Contact with Chandrayaan 2’s landing module was abruptly lost just 2.1 km above the lunar surface and seconds away

Agencies

New Delhi, September 8:

Chandrayaan 2’s lander, Vikram, has been located on the lunar surface and it must have been a hard-landing, Indian Space Research Organisation (ISRO) chairman K Sivan told news agency PTI on September 8, in an admission that the planned soft-landing was not successful.

Yes, we have located the lander on the Lunar surface. It must have been a hard-landing, Sivan told PTI. He said the rover Pragyan, which is housed inside the lander, was located by on-board cameras of the Chandrayaan-2

orbiter.

Asked if the lander was damaged during the hard-landing, he said: That we do not know.

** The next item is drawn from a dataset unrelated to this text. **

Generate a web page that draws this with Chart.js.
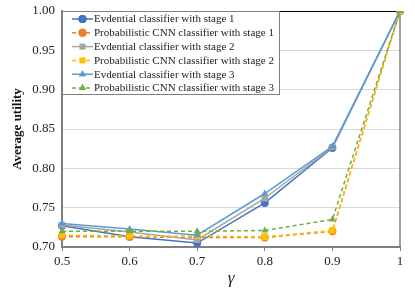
<!DOCTYPE html>
<html>
<head>
<meta charset="utf-8">
<script src="https://cdn.jsdelivr.net/npm/chart.js@4"></script>
<style>
  html, body { margin: 0; padding: 0; background: #fff; }
  #wrap { width: 415px; height: 289px; position: relative; }
</style>
</head>
<body>
<div id="wrap"><canvas id="chart"></canvas></div>
<script>
const gammaLabels = ['0.5', '0.6', '0.7', '0.8', '0.9', '1'];

const seriesNames = [
    'Evdential classifier with stage 1',
    'Probabilistic CNN classifier with stage 1',
    'Evdential classifier with stage 2',
    'Probabilistic CNN classifier with stage 2',
    'Evdential classifier with stage 3',
    'Probabilistic CNN classifier with stage 3'
];

const evStage1 = [0.727, 0.713, 0.705, 0.756, 0.826, 1.0];
const cnnStage1 = [0.713, 0.713, 0.712, 0.712, 0.720, 1.0];
const evStage2 = [0.728, 0.719, 0.709, 0.762, 0.827, 1.0];
const cnnStage2 = [0.715, 0.714, 0.714, 0.713, 0.721, 1.0];
const evStage3 = [0.730, 0.723, 0.715, 0.768, 0.828, 1.0];
const cnnStage3 = [0.720, 0.720, 0.720, 0.721, 0.735, 1.0];

const yTicks = [0.70, 0.75, 0.80, 0.85, 0.90, 0.95, 1.00];

const colors = ['#4472C4', '#ED7D31', '#A5A5A5', '#FFC000', '#5B9BD5', '#70AD47'];
const shapes = ['circle', 'circle', 'rect', 'rect', 'triangle', 'triangle'];
const allSeries = [evStage1, cnnStage1, evStage2, cnnStage2, evStage3, cnnStage3];

const serif = '"Liberation Serif", "Times New Roman", serif';

const datasets = allSeries.map((vals, i) => {
    const dashed = i % 2 === 1;
    return {
        label: seriesNames[i],
        data: vals,
        borderColor: colors[i],
        backgroundColor: colors[i],
        borderWidth: 1.5,
        borderDash: dashed ? [4, 3] : [],
        pointStyle: shapes[i],
        pointRadius: shapes[i] === 'rect' ? 4.5 : 4,
        pointBorderWidth: 0,
        tension: 0,
        order: 6 - i
    };
});

// legend drawn inside the plot, top-left
const innerLegend = {
    id: 'innerLegend',
    afterDraw(chart) {
        const ctx = chart.ctx;
        const area = chart.chartArea;
        const x0 = area.left, y0 = area.top;
        const w = 218, h = 84;
        ctx.save();
        ctx.fillStyle = '#fff';
        ctx.fillRect(x0, y0, w, h);
        ctx.strokeStyle = '#7f7f7f';
        ctx.lineWidth = 1;
        ctx.strokeRect(x0 + 0.5, y0 + 0.5, w - 1, h - 1);
        ctx.font = '11px ' + serif;
        ctx.textBaseline = 'middle';
        chart.data.datasets.forEach((ds, i) => {
            const y = y0 + 8 + i * 13.8;
            ctx.strokeStyle = ds.borderColor;
            ctx.lineWidth = 1.5;
            ctx.setLineDash(ds.borderDash);
            ctx.beginPath();
            ctx.moveTo(x0 + 10, y);
            ctx.lineTo(x0 + 31, y);
            ctx.stroke();
            ctx.setLineDash([]);
            ctx.fillStyle = ds.backgroundColor;
            Chart.helpers.drawPoint(ctx, { pointStyle: ds.pointStyle, radius: 4, borderWidth: 0 }, x0 + 20.5, y);
            ctx.fill();
            ctx.fillStyle = '#222';
            ctx.fillText(ds.label, x0 + 32, y + 0.5);
        });
        ctx.restore();
    }
};

// frame: top dark line, right gray line
const frame = {
    id: 'frame',
    beforeDatasetsDraw(chart) {
        const ctx = chart.ctx;
        const a = chart.chartArea;
        ctx.save();
        ctx.strokeStyle = '#000';
        ctx.lineWidth = 1;
        ctx.beginPath();
        ctx.moveTo(a.left, a.top + 0.5);
        ctx.lineTo(a.right, a.top + 0.5);
        ctx.stroke();
        ctx.strokeStyle = '#808080';
        ctx.lineWidth = 1.5;
        ctx.beginPath();
        ctx.moveTo(a.right, a.top);
        ctx.lineTo(a.right, a.bottom);
        ctx.stroke();
        ctx.restore();
    }
};

new Chart(document.getElementById('chart'), {
    type: 'line',
    data: { labels: gammaLabels, datasets: datasets },
    options: {
        responsive: true,
        maintainAspectRatio: false,
        animation: false,
        layout: { padding: { top: 11, right: 15, left: 0, bottom: 0 } },
        plugins: {
            legend: { display: false },
            tooltip: { enabled: false }
        },
        scales: {
            x: {
                type: 'category',
                offset: false,
                grid: {
                    display: true,
                    drawOnChartArea: false,
                    drawTicks: true,
                    tickLength: 4,
                    color: '#808080'
                },
                border: { color: '#808080', width: 2 },
                ticks: {
                    color: '#222',
                    font: { family: serif, size: 13 },
                    padding: 3,
                    maxRotation: 0
                },
                title: {
                    display: true,
                    text: 'γ',
                    color: '#222',
                    font: { family: serif, size: 17, style: 'italic' },
                    padding: { top: 0, bottom: 0 }
                },
                afterFit(scale) {
                    scale.height = 42;
                    scale.paddingLeft = 0;
                    scale.paddingRight = 0;
                }
            },
            y: {
                min: 0.70,
                max: 1.00,
                afterBuildTicks(scale) {
                    scale.ticks = yTicks.map(v => ({ value: v }));
                },
                grid: {
                    color: '#d9d9d9',
                    drawTicks: false,
                    lineWidth: 1
                },
                border: { color: '#808080', width: 2 },
                ticks: {
                    color: '#222',
                    font: { family: serif, size: 13 },
                    padding: 7,
                    callback: v => v.toFixed(2)
                },
                title: {
                    display: true,
                    text: 'Average utility',
                    color: '#111',
                    font: { family: serif, size: 13, weight: 'bold' },
                    padding: { top: 10, bottom: 2 }
                },
                afterFit(scale) {
                    scale.width = 62;
                    scale.paddingTop = 0;
                    scale.paddingBottom = 0;
                }
            }
        }
    },
    plugins: [frame, innerLegend]
});
</script>
</body>
</html>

Sivan said efforts to establish contact with the lander were continuing.

Earlier on September 8, Sivan had told news agency ANI that Vikram’s location had been found.

“We have found the location of Vikram lander on lunar surface and orbiter has clicked a thermal image of lander. But there is no communication yet. We are trying to have contact. It will be communicated soon,” Sivan has been quoted as saying by ANI.

India’s bold bid to become only the fourth country to achieve a soft landing on the Moon had suffered a setback in the wee hours of September 7 when the contact with Chandrayaan 2’s landing module was abruptly lost just 2.1 km above the lunar surface and seconds away.

The process of controlled descent starting with the rough braking of the 1,471-kg lander named after Dr Vikram A Sarabhai, father of the Indian space programme, its progression to fine braking (till the altitude of 2.1 km), all considered “complex and terrifying,” culminated with a statement that contact with ‘Vikram’ was lost.

“Vikram lander descent was as planned and normal performance was observed up to an altitude of 2.1 km. Subsequently, communication from the lander to ground stations was lost,” Sivan had said.

India also would have been the only country to land on the Moon’s unexplored south pole as part of the Rs 978 crore Chandrayaan 2 mission conceived a decade ago.